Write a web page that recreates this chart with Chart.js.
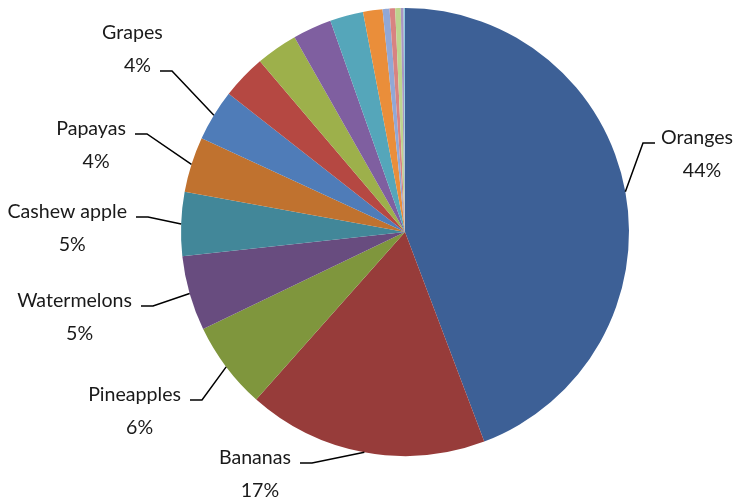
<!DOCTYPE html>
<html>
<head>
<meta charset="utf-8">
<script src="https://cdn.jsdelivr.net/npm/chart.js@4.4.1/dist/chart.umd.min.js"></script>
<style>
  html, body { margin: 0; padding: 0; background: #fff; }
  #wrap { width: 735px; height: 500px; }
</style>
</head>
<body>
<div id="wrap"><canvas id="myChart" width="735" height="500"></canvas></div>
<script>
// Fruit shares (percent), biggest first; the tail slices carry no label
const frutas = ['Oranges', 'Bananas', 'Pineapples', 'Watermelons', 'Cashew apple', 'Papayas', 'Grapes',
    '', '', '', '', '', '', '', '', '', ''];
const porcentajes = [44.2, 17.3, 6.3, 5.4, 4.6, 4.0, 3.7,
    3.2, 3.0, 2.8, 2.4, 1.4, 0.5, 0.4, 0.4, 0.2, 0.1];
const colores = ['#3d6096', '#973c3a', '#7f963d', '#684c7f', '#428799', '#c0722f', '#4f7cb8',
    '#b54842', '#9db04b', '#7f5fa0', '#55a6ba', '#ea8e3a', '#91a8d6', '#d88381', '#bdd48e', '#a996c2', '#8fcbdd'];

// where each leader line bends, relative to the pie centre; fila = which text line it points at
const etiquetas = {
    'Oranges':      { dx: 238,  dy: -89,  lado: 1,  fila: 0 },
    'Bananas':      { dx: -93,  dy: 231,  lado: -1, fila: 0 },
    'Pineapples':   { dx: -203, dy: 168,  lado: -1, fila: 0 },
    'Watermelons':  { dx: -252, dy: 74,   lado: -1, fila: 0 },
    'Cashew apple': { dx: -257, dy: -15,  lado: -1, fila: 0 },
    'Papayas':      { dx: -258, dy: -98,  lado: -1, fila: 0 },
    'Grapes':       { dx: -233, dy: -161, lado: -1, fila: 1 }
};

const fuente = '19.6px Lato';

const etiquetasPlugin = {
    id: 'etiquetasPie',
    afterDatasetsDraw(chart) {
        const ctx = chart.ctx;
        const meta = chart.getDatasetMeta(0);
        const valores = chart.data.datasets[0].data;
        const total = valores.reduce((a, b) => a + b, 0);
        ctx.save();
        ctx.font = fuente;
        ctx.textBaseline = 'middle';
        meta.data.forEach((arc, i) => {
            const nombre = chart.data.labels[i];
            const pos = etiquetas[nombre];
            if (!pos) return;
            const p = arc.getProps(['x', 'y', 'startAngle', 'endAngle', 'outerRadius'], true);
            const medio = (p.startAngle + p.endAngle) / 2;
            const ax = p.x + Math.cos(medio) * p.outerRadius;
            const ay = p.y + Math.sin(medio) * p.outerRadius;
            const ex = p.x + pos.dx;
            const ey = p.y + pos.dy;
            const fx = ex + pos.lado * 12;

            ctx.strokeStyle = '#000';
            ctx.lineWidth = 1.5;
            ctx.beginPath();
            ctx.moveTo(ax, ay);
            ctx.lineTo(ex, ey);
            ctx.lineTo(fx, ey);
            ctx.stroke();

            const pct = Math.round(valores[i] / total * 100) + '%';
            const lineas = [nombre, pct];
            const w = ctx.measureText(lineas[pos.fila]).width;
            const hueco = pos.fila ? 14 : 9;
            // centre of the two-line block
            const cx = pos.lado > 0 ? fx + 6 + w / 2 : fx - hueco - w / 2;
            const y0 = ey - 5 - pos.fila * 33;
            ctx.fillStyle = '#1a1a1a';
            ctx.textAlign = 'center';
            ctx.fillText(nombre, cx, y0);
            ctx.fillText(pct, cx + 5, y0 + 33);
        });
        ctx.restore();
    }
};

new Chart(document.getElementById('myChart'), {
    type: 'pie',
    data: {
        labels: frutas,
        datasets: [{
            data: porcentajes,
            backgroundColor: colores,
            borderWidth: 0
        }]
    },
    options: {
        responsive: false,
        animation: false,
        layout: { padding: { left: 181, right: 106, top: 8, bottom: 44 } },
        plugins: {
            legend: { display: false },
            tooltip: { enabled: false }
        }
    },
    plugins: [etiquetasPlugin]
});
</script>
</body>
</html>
━━━━━━
§ EXERCISE: Restate, line by line and word for word, everything from the top of the material through the line that contains "const fuente = '19.6px Lato';". Leave pictures out.

§ EXERCISE RESPONSE:
Write a web page that recreates this chart with Chart.js.
<!DOCTYPE html>
<html>
<head>
<meta charset="utf-8">
<script src="https://cdn.jsdelivr.net/npm/chart.js@4.4.1/dist/chart.umd.min.js"></script>
<style>
  html, body { margin: 0; padding: 0; background: #fff; }
  #wrap { width: 735px; height: 500px; }
</style>
</head>
<body>
<div id="wrap"><canvas id="myChart" width="735" height="500"></canvas></div>
<script>
// Fruit shares (percent), biggest first; the tail slices carry no label
const frutas = ['Oranges', 'Bananas', 'Pineapples', 'Watermelons', 'Cashew apple', 'Papayas', 'Grapes',
    '', '', '', '', '', '', '', '', '', ''];
const porcentajes = [44.2, 17.3, 6.3, 5.4, 4.6, 4.0, 3.7,
    3.2, 3.0, 2.8, 2.4, 1.4, 0.5, 0.4, 0.4, 0.2, 0.1];
const colores = ['#3d6096', '#973c3a', '#7f963d', '#684c7f', '#428799', '#c0722f', '#4f7cb8',
    '#b54842', '#9db04b', '#7f5fa0', '#55a6ba', '#ea8e3a', '#91a8d6', '#d88381', '#bdd48e', '#a996c2', '#8fcbdd'];

// where each leader line bends, relative to the pie centre; fila = which text line it points at
const etiquetas = {
    'Oranges':      { dx: 238,  dy: -89,  lado: 1,  fila: 0 },
    'Bananas':      { dx: -93,  dy: 231,  lado: -1, fila: 0 },
    'Pineapples':   { dx: -203, dy: 168,  lado: -1, fila: 0 },
    'Watermelons':  { dx: -252, dy: 74,   lado: -1, fila: 0 },
    'Cashew apple': { dx: -257, dy: -15,  lado: -1, fila: 0 },
    'Papayas':      { dx: -258, dy: -98,  lado: -1, fila: 0 },
    'Grapes':       { dx: -233, dy: -161, lado: -1, fila: 1 }
};

const fuente = '19.6px Lato';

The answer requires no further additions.